**Request**
Quote the lines that run from the line containing "Convert this chart to matplotlib code." down to the line containing "y_ticks = list(range(0, 161, 20))". Include both of those lines, reproduce each exactly, and omit everything else.
Begin Data rows
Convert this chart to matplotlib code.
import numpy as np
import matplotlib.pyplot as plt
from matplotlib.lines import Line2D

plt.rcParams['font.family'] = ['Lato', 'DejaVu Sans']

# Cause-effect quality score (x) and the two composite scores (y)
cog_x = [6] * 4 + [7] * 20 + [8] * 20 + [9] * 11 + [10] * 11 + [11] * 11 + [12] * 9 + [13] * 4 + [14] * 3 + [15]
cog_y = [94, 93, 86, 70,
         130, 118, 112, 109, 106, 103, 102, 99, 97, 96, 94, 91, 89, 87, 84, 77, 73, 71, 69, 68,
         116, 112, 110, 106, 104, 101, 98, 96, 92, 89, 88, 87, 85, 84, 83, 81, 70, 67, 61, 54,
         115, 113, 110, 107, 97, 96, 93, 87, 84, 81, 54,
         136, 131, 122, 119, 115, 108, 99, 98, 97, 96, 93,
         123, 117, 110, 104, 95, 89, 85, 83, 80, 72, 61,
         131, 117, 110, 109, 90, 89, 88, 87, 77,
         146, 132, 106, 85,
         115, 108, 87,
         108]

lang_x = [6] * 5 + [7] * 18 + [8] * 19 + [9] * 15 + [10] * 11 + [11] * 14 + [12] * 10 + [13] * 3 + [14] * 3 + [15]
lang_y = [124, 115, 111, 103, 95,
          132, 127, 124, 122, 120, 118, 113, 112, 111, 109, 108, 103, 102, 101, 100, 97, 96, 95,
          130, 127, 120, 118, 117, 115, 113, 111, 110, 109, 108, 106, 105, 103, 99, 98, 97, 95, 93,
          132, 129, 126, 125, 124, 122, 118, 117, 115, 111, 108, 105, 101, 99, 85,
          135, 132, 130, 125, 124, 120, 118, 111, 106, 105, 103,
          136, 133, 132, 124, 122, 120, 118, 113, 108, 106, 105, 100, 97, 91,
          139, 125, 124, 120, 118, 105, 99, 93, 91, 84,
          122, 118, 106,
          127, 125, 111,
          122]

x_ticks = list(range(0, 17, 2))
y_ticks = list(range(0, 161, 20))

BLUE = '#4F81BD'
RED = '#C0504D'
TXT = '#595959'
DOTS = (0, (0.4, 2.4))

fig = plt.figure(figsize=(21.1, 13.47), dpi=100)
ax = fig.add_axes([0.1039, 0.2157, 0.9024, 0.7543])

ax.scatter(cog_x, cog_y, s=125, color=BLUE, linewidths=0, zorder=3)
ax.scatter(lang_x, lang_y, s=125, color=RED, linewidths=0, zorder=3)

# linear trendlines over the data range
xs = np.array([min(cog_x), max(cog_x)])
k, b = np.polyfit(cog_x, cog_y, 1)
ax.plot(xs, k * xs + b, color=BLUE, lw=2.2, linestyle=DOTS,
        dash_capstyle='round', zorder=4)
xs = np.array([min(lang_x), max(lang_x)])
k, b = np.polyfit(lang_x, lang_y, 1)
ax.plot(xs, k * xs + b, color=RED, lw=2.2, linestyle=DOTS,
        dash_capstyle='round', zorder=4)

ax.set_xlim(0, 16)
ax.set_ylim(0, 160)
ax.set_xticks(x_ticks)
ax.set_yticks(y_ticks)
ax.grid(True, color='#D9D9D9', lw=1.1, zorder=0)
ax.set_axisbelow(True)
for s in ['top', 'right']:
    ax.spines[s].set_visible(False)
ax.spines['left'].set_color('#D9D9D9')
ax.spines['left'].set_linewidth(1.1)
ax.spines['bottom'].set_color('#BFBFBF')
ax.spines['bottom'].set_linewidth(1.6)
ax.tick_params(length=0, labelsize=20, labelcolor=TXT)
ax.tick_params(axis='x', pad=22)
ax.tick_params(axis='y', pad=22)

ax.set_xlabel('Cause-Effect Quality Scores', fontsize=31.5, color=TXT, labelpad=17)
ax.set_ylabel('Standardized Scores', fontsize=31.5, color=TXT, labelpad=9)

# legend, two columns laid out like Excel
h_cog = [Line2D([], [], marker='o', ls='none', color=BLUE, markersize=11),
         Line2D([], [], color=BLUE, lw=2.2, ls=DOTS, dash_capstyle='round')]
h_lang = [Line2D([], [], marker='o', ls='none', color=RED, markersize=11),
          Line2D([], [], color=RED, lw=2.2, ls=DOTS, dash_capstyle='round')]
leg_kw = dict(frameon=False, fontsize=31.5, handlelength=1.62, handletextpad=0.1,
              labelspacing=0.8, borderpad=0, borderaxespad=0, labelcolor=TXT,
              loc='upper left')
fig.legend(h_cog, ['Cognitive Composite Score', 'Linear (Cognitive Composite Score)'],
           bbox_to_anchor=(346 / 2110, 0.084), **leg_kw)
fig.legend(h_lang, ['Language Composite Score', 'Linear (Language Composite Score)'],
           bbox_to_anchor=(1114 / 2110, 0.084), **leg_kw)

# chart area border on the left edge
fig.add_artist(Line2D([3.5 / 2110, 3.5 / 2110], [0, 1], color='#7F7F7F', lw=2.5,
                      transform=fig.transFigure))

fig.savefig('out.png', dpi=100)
End Data rows
Begin Data rows
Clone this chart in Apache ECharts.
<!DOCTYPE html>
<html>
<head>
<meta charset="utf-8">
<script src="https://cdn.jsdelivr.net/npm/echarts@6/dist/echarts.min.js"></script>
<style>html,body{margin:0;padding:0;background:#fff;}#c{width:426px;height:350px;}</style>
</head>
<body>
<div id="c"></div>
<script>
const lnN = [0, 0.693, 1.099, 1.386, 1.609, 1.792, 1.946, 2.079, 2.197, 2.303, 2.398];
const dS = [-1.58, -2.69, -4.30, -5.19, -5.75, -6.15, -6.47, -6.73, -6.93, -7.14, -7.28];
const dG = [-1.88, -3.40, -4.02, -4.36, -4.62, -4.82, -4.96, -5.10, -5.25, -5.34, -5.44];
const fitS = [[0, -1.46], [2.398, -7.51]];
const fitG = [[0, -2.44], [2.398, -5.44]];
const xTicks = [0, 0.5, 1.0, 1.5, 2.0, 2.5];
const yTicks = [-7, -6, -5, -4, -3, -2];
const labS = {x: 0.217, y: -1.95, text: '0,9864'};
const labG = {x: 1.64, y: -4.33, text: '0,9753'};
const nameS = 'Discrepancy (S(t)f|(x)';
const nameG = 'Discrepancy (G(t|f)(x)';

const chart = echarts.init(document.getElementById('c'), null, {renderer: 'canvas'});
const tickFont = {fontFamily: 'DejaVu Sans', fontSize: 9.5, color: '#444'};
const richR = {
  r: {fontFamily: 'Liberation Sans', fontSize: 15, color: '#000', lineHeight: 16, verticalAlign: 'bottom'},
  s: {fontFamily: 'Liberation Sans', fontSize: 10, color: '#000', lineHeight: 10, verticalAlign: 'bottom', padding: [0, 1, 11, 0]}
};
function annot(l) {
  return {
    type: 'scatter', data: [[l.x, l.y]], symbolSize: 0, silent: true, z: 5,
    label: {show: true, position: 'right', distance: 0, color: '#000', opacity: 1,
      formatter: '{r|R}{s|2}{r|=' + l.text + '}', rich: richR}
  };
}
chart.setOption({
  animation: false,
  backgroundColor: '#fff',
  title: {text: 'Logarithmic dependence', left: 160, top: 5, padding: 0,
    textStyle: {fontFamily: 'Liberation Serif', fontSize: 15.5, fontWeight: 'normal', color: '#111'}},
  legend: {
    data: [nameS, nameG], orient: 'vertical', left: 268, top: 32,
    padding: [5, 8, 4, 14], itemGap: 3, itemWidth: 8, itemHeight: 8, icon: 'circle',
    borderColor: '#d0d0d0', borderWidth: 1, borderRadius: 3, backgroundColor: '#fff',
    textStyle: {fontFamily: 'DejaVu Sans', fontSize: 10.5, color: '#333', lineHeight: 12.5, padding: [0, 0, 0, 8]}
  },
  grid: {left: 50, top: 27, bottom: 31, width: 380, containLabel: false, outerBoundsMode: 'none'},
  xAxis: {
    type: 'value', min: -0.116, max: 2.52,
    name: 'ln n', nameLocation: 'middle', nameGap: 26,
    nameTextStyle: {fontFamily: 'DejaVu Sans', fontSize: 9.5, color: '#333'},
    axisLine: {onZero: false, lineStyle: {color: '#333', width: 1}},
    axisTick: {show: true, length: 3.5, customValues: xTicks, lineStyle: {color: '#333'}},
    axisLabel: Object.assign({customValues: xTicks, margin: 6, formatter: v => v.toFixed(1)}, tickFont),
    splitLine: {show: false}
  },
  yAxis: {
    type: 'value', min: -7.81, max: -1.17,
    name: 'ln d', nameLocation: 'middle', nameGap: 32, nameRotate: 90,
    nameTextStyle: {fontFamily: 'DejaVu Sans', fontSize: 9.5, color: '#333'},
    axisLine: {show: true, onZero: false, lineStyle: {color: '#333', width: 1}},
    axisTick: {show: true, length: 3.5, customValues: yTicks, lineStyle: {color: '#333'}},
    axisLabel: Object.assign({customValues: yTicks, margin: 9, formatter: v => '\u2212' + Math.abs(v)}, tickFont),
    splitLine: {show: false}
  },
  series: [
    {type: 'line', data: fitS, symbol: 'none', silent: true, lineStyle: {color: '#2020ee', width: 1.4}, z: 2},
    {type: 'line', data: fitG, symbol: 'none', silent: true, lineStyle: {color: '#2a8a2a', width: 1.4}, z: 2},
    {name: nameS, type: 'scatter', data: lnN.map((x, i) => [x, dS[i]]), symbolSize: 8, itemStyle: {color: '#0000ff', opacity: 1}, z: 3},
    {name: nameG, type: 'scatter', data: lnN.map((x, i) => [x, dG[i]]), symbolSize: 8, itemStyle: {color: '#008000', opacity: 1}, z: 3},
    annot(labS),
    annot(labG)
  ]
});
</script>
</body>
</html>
End Data rows
**Response to this task**
Convert this chart to matplotlib code.
import numpy as np
import matplotlib.pyplot as plt
from matplotlib.lines import Line2D

plt.rcParams['font.family'] = ['Lato', 'DejaVu Sans']

# Cause-effect quality score (x) and the two composite scores (y)
cog_x = [6] * 4 + [7] * 20 + [8] * 20 + [9] * 11 + [10] * 11 + [11] * 11 + [12] * 9 + [13] * 4 + [14] * 3 + [15]
cog_y = [94, 93, 86, 70,
         130, 118, 112, 109, 106, 103, 102, 99, 97, 96, 94, 91, 89, 87, 84, 77, 73, 71, 69, 68,
         116, 112, 110, 106, 104, 101, 98, 96, 92, 89, 88, 87, 85, 84, 83, 81, 70, 67, 61, 54,
         115, 113, 110, 107, 97, 96, 93, 87, 84, 81, 54,
         136, 131, 122, 119, 115, 108, 99, 98, 97, 96, 93,
         123, 117, 110, 104, 95, 89, 85, 83, 80, 72, 61,
         131, 117, 110, 109, 90, 89, 88, 87, 77,
         146, 132, 106, 85,
         115, 108, 87,
         108]

lang_x = [6] * 5 + [7] * 18 + [8] * 19 + [9] * 15 + [10] * 11 + [11] * 14 + [12] * 10 + [13] * 3 + [14] * 3 + [15]
lang_y = [124, 115, 111, 103, 95,
          132, 127, 124, 122, 120, 118, 113, 112, 111, 109, 108, 103, 102, 101, 100, 97, 96, 95,
          130, 127, 120, 118, 117, 115, 113, 111, 110, 109, 108, 106, 105, 103, 99, 98, 97, 95, 93,
          132, 129, 126, 125, 124, 122, 118, 117, 115, 111, 108, 105, 101, 99, 85,
          135, 132, 130, 125, 124, 120, 118, 111, 106, 105, 103,
          136, 133, 132, 124, 122, 120, 118, 113, 108, 106, 105, 100, 97, 91,
          139, 125, 124, 120, 118, 105, 99, 93, 91, 84,
          122, 118, 106,
          127, 125, 111,
          122]

x_ticks = list(range(0, 17, 2))
y_ticks = list(range(0, 161, 20))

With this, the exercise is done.